▶ Given problem
Skip all pictures. Write out the data below from its first line through the line that contains "const rowOffsets = [0,11,22,32,43,54,65,76,86,97];".

▶ Given material
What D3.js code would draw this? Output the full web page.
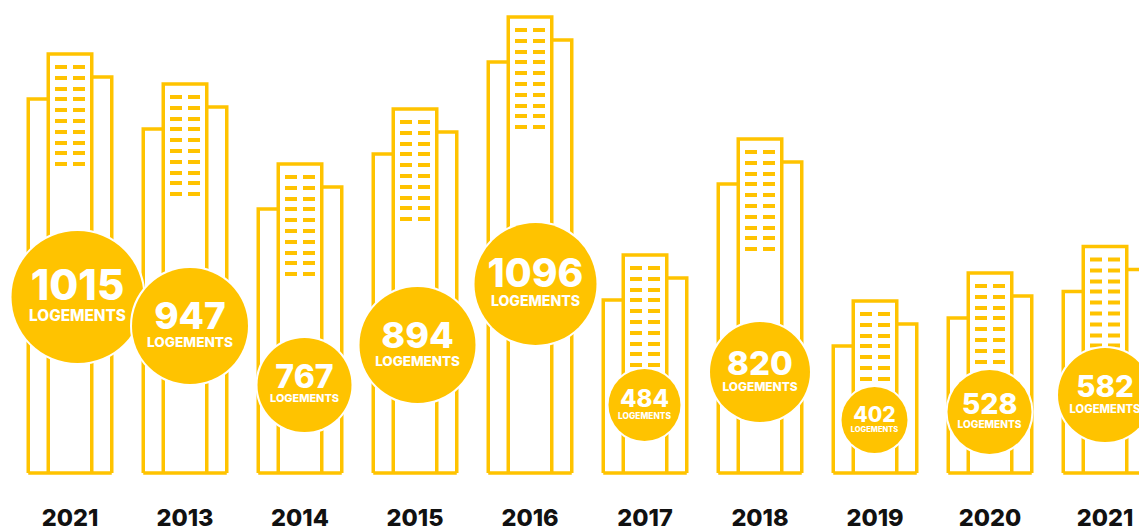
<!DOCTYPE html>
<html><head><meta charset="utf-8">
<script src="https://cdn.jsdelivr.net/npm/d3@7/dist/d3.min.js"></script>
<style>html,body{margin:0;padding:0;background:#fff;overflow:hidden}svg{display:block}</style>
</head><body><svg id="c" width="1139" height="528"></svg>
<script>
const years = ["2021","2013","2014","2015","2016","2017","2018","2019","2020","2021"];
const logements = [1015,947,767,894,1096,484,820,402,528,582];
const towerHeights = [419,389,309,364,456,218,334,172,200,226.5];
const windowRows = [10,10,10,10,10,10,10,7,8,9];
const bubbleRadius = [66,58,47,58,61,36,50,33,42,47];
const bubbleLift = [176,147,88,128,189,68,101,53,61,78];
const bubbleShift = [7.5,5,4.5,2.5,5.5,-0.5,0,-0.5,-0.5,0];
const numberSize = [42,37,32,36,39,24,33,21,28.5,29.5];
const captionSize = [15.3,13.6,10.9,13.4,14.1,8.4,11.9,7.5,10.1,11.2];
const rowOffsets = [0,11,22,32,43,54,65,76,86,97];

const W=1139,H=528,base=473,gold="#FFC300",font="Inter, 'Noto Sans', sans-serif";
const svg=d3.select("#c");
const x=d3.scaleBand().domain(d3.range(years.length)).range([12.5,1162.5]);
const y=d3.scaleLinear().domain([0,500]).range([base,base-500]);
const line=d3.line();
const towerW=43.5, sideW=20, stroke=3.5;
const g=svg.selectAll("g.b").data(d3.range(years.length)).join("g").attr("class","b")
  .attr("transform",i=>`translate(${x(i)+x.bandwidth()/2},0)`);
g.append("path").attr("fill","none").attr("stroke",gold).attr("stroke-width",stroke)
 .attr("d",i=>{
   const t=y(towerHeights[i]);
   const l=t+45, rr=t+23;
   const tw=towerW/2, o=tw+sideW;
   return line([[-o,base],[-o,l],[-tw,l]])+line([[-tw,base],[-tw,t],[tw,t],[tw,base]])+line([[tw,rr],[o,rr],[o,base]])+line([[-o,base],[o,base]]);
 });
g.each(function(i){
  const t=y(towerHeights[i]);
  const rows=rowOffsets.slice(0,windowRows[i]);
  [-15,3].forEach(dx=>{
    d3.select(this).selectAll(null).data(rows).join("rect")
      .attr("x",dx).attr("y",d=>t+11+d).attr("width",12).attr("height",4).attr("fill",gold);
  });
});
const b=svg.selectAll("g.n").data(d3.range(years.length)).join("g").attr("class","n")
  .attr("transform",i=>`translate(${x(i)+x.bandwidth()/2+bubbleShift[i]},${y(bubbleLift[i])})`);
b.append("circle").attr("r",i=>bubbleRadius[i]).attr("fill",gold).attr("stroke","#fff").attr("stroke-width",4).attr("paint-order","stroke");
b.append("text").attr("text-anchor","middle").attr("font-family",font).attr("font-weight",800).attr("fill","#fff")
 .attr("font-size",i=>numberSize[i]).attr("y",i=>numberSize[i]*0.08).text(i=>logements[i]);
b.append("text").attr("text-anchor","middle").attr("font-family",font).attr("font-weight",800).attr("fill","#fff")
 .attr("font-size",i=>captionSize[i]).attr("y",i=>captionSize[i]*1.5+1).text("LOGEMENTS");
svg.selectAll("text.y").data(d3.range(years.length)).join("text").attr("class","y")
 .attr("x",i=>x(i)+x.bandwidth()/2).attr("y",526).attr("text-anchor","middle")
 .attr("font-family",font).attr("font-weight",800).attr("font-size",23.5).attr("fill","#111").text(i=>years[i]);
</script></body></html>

▶ Final result
What D3.js code would draw this? Output the full web page.
<!DOCTYPE html>
<html><head><meta charset="utf-8">
<script src="https://cdn.jsdelivr.net/npm/d3@7/dist/d3.min.js"></script>
<style>html,body{margin:0;padding:0;background:#fff;overflow:hidden}svg{display:block}</style>
</head><body><svg id="c" width="1139" height="528"></svg>
<script>
const years = ["2021","2013","2014","2015","2016","2017","2018","2019","2020","2021"];
const logements = [1015,947,767,894,1096,484,820,402,528,582];
const towerHeights = [419,389,309,364,456,218,334,172,200,226.5];
const windowRows = [10,10,10,10,10,10,10,7,8,9];
const bubbleRadius = [66,58,47,58,61,36,50,33,42,47];
const bubbleLift = [176,147,88,128,189,68,101,53,61,78];
const bubbleShift = [7.5,5,4.5,2.5,5.5,-0.5,0,-0.5,-0.5,0];
const numberSize = [42,37,32,36,39,24,33,21,28.5,29.5];
const captionSize = [15.3,13.6,10.9,13.4,14.1,8.4,11.9,7.5,10.1,11.2];
const rowOffsets = [0,11,22,32,43,54,65,76,86,97];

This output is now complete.